The case involved claims of disability discrimination on two grounds, namely direct and indirect discrimination. At a preliminary hearing, which had been scheduled to determine time limit issues, the judge considered whether a deposit order would be appropriate. He considered that the disability discrimination claims had little reasonable prospect of success and ultimately made a deposit order for the sum of £1,000. The claimant appealed the decision.

The EAT held that the tribunal had been wrong to make a deposit order in respect of the indirect disability claim and substituted this with an order for £500 in respect of the direct discrimination claim. The EAT was concerned that the tribunal had made a deposit order without first properly identifying the way the Claimant was pursuing her case.

Although the EAT agreed that the claim form was not clear, they confirmed that the very purpose of case management orders are to obtain any further information needed to clarify matters. The tribunal should have used such an order to request the additional information rather than making a deposit order. The EAT stressed that deposit orders should not be used in lieu of case management orders as they perform different functions.

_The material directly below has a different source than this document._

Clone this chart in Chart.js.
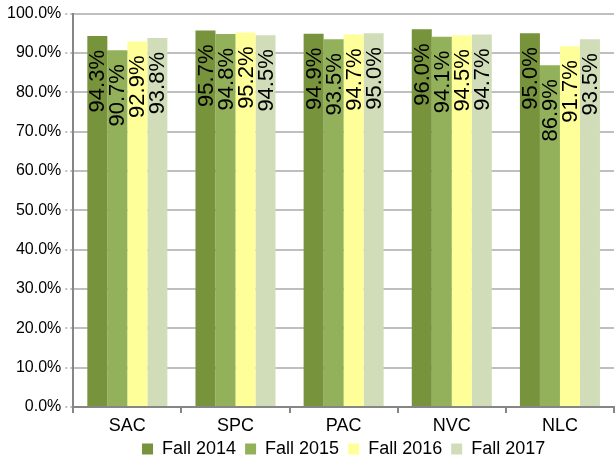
<!DOCTYPE html>
<html>
<head>
<meta charset="utf-8">
<script src="https://cdn.jsdelivr.net/npm/chart.js@4"></script>
<style>
  html, body { margin: 0; padding: 0; background: #fff; }
  #wrap { width: 615px; height: 459px; }
</style>
</head>
<body>
<div id="wrap"><canvas id="chart"></canvas></div>
<script>
'use strict';

var campuses = ['SAC', 'SPC', 'PAC', 'NVC', 'NLC'];
var terms = ['Fall 2014', 'Fall 2015', 'Fall 2016', 'Fall 2017'];
var fall2014 = [94.3, 95.7, 94.9, 96.0, 95.0];
var fall2015 = [90.7, 94.8, 93.5, 94.1, 86.9];
var fall2016 = [92.9, 95.2, 94.7, 94.5, 91.7];
var fall2017 = [93.8, 94.5, 95.0, 94.7, 93.5];
var colors = ['#77933c', '#93b15a', '#ffff99', '#d0ddb8'];

var series = [fall2014, fall2015, fall2016, fall2017];
var font = '"Liberation Sans", Arial, sans-serif';

// rotated value labels inside the top of each bar
var barLabels = {
    id: 'barLabels',
    afterDatasetsDraw: function(chart) {
        var ctx = chart.ctx;
        ctx.save();
        ctx.font = '22px ' + font;
        ctx.fillStyle = '#000';
        ctx.textAlign = 'right';
        ctx.textBaseline = 'middle';
        chart.data.datasets.forEach(function(ds, i) {
            var meta = chart.getDatasetMeta(i);
            meta.data.forEach(function(bar, j) {
                ctx.save();
                ctx.translate(bar.x, bar.y + 14);
                ctx.rotate(-Math.PI / 2);
                ctx.fillText(ds.data[j].toFixed(1) + '%', 0, 1);
                ctx.restore();
            });
        });
        ctx.restore();
    }
};

// legend: drop the 10px it reserves below itself,
// and center it under the plot area rather than the canvas
var legendFit = {
    id: 'legendFit',
    afterInit: function(chart) {
        var lg = chart.legend;
        if (!lg) return;
        var orig = lg.fit;
        lg.fit = function() {
            orig.call(this);
            this.height -= 10;
        };
    },
    afterLayout: function(chart) {
        var lg = chart.legend;
        var area = chart.chartArea;
        if (!lg || !area) return;
        var d = (area.left + area.right) / 2 - (lg.left + lg.right) / 2;
        lg.left += d;
        lg.right += d;
    }
};

var datasets = series.map(function(d, idx) {
    return {
        label: terms[idx],
        data: d,
        backgroundColor: colors[idx],
        borderWidth: 0,
        barPercentage: 1.0,
        categoryPercentage: 0.74
    };
});

var chart = new Chart(document.getElementById('chart').getContext('2d'), {
    type: 'bar',
    data: { labels: campuses, datasets: datasets },
    plugins: [barLabels, legendFit],
    options: {
        responsive: true,
        maintainAspectRatio: false,
        animation: false,
        layout: { padding: { top: 8, right: 1, left: 3, bottom: 1 } },
        plugins: {
            tooltip: { enabled: false },
            legend: {
                position: 'bottom',
                labels: {
                    font: { family: font, size: 18, lineHeight: 1 },
                    color: '#000',
                    boxWidth: 11,
                    boxHeight: 11,
                    padding: 0,
                    // legend padding is 0 to keep it tight under the axis,
                    // so spacing between entries comes from the text
                    generateLabels: function(chart) {
                        var items = Chart.defaults.plugins.legend.labels.generateLabels(chart);
                        items.forEach(function(it, i) {
                            it.lineWidth = 0;
                            if (i < items.length - 1) it.text = it.text + '\u2002';
                        });
                        return items;
                    }
                }
            }
        },
        scales: {
            x: {
                offset: true,
                grid: {
                    display: true,
                    offset: true,
                    drawOnChartArea: false,
                    drawTicks: true,
                    tickLength: 6,
                    color: '#868686',
                    lineWidth: 2
                },
                border: { color: '#868686', width: 2 },
                ticks: {
                    color: '#000',
                    font: { family: font, size: 18, lineHeight: 0.72 },
                    padding: 7
                }
            },
            y: {
                min: 0,
                max: 100,
                ticks: {
                    stepSize: 10,
                    color: '#000',
                    font: { family: font, size: 16 },
                    padding: 4,
                    callback: function(v) { return v.toFixed(1) + '%'; }
                },
                grid: {
                    color: '#bfbfbf',
                    lineWidth: 2,
                    tickLength: 8,
                    borderDash: [2, 3],
                    tickBorderDash: [2, 3]
                },
                border: { color: '#868686', width: 2 }
            }
        }
    }
});
</script>
</body>
</html>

The decision is unhelpful for employers as it suggests that a tribunal may not be willing to make a deposit order until the Claimant’s case has been fully clarified. This may result in a considerable delay while the Claimant is given an opportunity to state their case during which time the employer may incur further costs. Whilst a deposit order may be ordered after a Claimant has been afforded that opportunity, the sheer cost and inconvenience of repeated preliminary hearings may deter many employers from pursuing such an application. Accordingly, if an employer faces a case which is not well pleaded they should push for clarification as soon as possible, so that they can then pursue applications for deposit orders, unless orders and strike out as appropriate.